Monday, November 30, 2009

The Road to Portsmouth Is Paved with Good Intentions

Esmerelda is my girly green Ranger, all tricked out with a matching cap, a.k.a. the Mobile Executive Doghouse. She's shown below having a grille-to-grille rendezvous with a studly Rolls in the Walmart parking lot. Yep, that's a Pizza Hut across the street. Only in Newport.

But sometimes duty calls me to one of the other island communities, or even (gasp!) across the bridges to The Other Side. Today I was en route to a meeting in Portsmouth, on the North end of the island, about 20 minutes from my house. Esmerelda was purring along on East Main Road, keeping me amused with the latest from NPR. A light rain dotted her windshield, so she swatted it away with her wipers. The midday traffic was light to moderate as we neared the Middletown-Portsmouth line. We were cruising in the left travel lane, since I planned to hang a left at Union Street fairly soon.

Then the small black SUV up ahead of me in the right lane busted a move that jolted me out of my comfort zone. With plenty of room, it drifted into the left lane in front of me - and kept on going until its driver's side wheels were on the wrong side of the double yellow center line. And stayed there for a few ticks. Then drifted back until the vehicle was straddling the lane divider. Then back to the left lane for a bit, then back over the center line again.

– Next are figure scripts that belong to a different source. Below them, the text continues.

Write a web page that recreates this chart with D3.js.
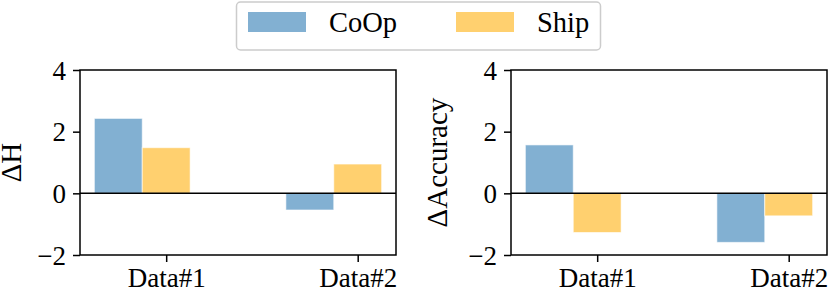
<!DOCTYPE html>
<html>
<head>
<meta charset="utf-8">
<script src="https://cdn.jsdelivr.net/npm/d3@7"></script>
<style>
  body { margin: 0; background: #fff; }
  svg { display: block; }
  text { font-family: "Liberation Serif", "Times New Roman", serif; fill: #000; }
</style>
</head>
<body>
<svg id="chart" width="830" height="296"></svg>
<script>
// data
var categories = ["Data#1", "Data#2"];
var seriesNames = ["CoOp", "Ship"];
var seriesColors = ["#82B0D2", "#FFD06F"];
var deltaH = [[2.43, -0.54], [1.48, 0.95]];
var deltaAcc = [[1.57, -1.59], [-1.27, -0.73]];
var yTicks = [-2, 0, 2, 4];

(function() {
var svg = d3.select("#chart"),
  barWidth = 0.25,
  tickFont = 27,
  labelFont = 29,
  plotTop = 70,
  plotBottom = 255;

var panels = [
  { label: "\u0394H", values: deltaH, left: 80, right: 396, labelX: 21 },
  { label: "\u0394Accuracy", values: deltaAcc, left: 511, right: 827, labelX: 447 }
];

var y = d3.scaleLinear()
  .domain([-2, 4])
  .range([plotBottom, plotTop]);

panels.forEach(function(p) {
  var x = d3.scaleLinear()
    .domain([-0.45, 1.2])
    .range([p.left, p.right]);

  var g = svg.append("g");

  // bars: CoOp centred at i - width, Ship centred on the tick
  p.values.forEach(function(vals, s) {
    g.selectAll(null)
      .data(vals)
      .enter()
      .append("rect")
        .attr("x", function(d, i) { return x(i - 1.5 * barWidth + s * barWidth); })
        .attr("width", x(barWidth) - x(0))
        .attr("y", function(d) { return Math.min(y(d), y(0)); })
        .attr("height", function(d) { return Math.abs(y(d) - y(0)); })
        .attr("fill", seriesColors[s])
        .attr("stroke", "#fff")
        .attr("stroke-opacity", 0.6)
        .attr("stroke-width", 1);
  });

  // zero line
  g.append("line")
    .attr("x1", p.left).attr("x2", p.right)
    .attr("y1", y(0)).attr("y2", y(0))
    .attr("stroke", "#000")
    .attr("stroke-width", 1.5);

  // axes
  var yAxis = d3.axisLeft(y)
    .tickValues(yTicks)
    .tickSize(7)
    .tickPadding(7)
    .tickFormat(function(d) { return d < 0 ? "\u2212" + Math.abs(d) : d; });

  var xAxis = d3.axisBottom(x)
    .tickValues([0, 1])
    .tickSize(7)
    .tickPadding(6)
    .tickFormat(function(d) { return categories[d]; });

  var ya = g.append("g")
    .attr("transform", "translate(" + p.left + ",0)")
    .call(yAxis);
  var xa = g.append("g")
    .attr("transform", "translate(0," + plotBottom + ")")
    .call(xAxis);

  [ya, xa].forEach(function(a) {
    a.select(".domain").remove();
    a.selectAll("line").attr("stroke", "#000").attr("stroke-width", 1.5);
    a.selectAll("text")
      .style("font-family", "'Liberation Serif', serif")
      .attr("font-size", tickFont)
      .attr("fill", "#000");
  });
  ya.selectAll("text").attr("dy", "0.34em");

  // frame
  g.append("rect")
    .attr("x", p.left).attr("y", plotTop)
    .attr("width", p.right - p.left).attr("height", plotBottom - plotTop)
    .attr("fill", "none")
    .attr("stroke", "#000")
    .attr("stroke-width", 1.5);

  g.append("text")
    .attr("transform", "translate(" + p.labelX + "," + (plotTop + plotBottom) / 2 + ") rotate(-90)")
    .attr("text-anchor", "middle")
    .attr("font-size", labelFont)
    .text(p.label);
});

// legend
var legend = svg.append("g");
legend.append("rect")
  .attr("x", 236.5).attr("y", 2)
  .attr("width", 364).attr("height", 48)
  .attr("rx", 4)
  .attr("fill", "#fff")
  .attr("stroke", "#cccccc")
  .attr("stroke-width", 1.5);

var legendX = [248, 456];
seriesNames.forEach(function(name, s) {
  legend.append("rect")
    .attr("x", legendX[s]).attr("y", 12)
    .attr("width", 58).attr("height", 20)
    .attr("fill", seriesColors[s]);
  legend.append("text")
    .attr("x", legendX[s] + 81).attr("y", 32)
    .attr("font-size", 28.5)
    .text(name);
});
})();
</script>
</body>
</html>
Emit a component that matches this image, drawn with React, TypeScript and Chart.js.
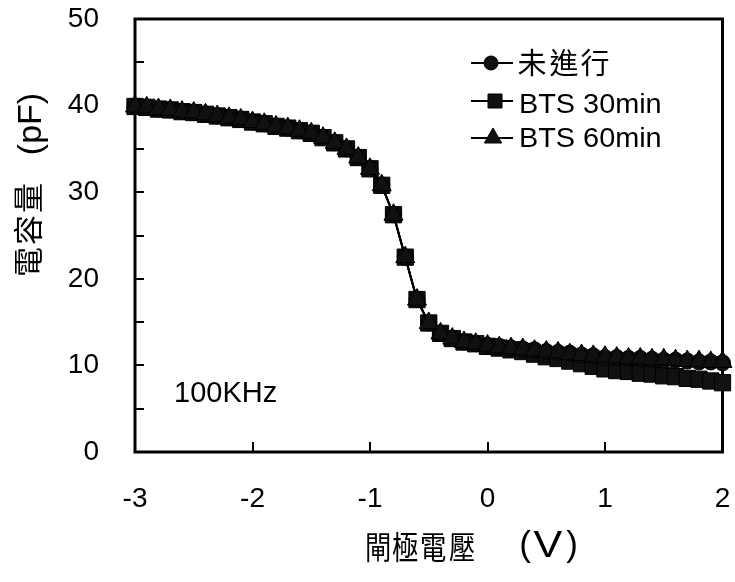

I punched the radio off and patted my Bluetooth earpiece to be sure it was well seated. With left hand firmly on the wheel, I dipped into my pocket, pulled out my trusty iPhone, and thumbed up the phone keypad. 911, then Call. I'm not too sure whether the black SUV had picked up speed, or I had slowed down, but the gap between us had grown too wide for me to be able to read the license plate. While I was squinting at it, the 911 operator said something, so I announced that I was following an erratic driver on East Main Road in Portsmouth. Just for emphasis, the black SUV crossed completely into the oncoming lane - all four tires rolling in the wrong direction. "Oh crap!" I explained calmly. The operator promptly patched me through to the Portsmouth police.

The black SUV blew through the light where I'd planned to turn left, so I stayed on its track, reeling off a play-by-play color commentary to the Portsmouth dispatcher, punctuated by landmarks: "He's in the middle of both northbound lanes . . . We're just passing Rocco's Pizza . . . Moriarty's Invisible Fence . . . Over the center line again . . . I'm at the fire station . . ." As we crested Quaker Hill and started down toward the fork at the bank, one car, then another pulled into the left lane between me and the subject of my phone conversation.  I described Esmerelda to the dispatcher and counted out my plate number. The light at the intersection turned green as the black SUV took the left fork, followed by - now - three cars, then me in Esmerelda, still talking to the dispatcher. As I cleared the intersection, I glanced in my rear-view mirror for the first time in I don't know when, and saw that I had a cruiser right on my tailgate - yay! I got eyes front just in time to see the object of our pursuit go all the way into the oncoming lane again, even as I was wondering if the guy was gonna make a liar of me now that the cops were there. My escort hit his lights and blew past me in the breakdown lane, followed by a second cruiser that I hadn't even seen.

"They've got him!" I yelled to the dispatcher, who politely thanked me for my help and let me go without asking if I was using a hands-free device. As we passed, I gave a conspiratorial wave to the two officers who were directing traffic around the stopped SUV and the two police vehicles. Then I noticed that Esmerelda's inspection sticker is out of date. I gave her dashboard a pat, promised I'd take care of the sticker thing this week, and grinned the rest of the way to my meeting.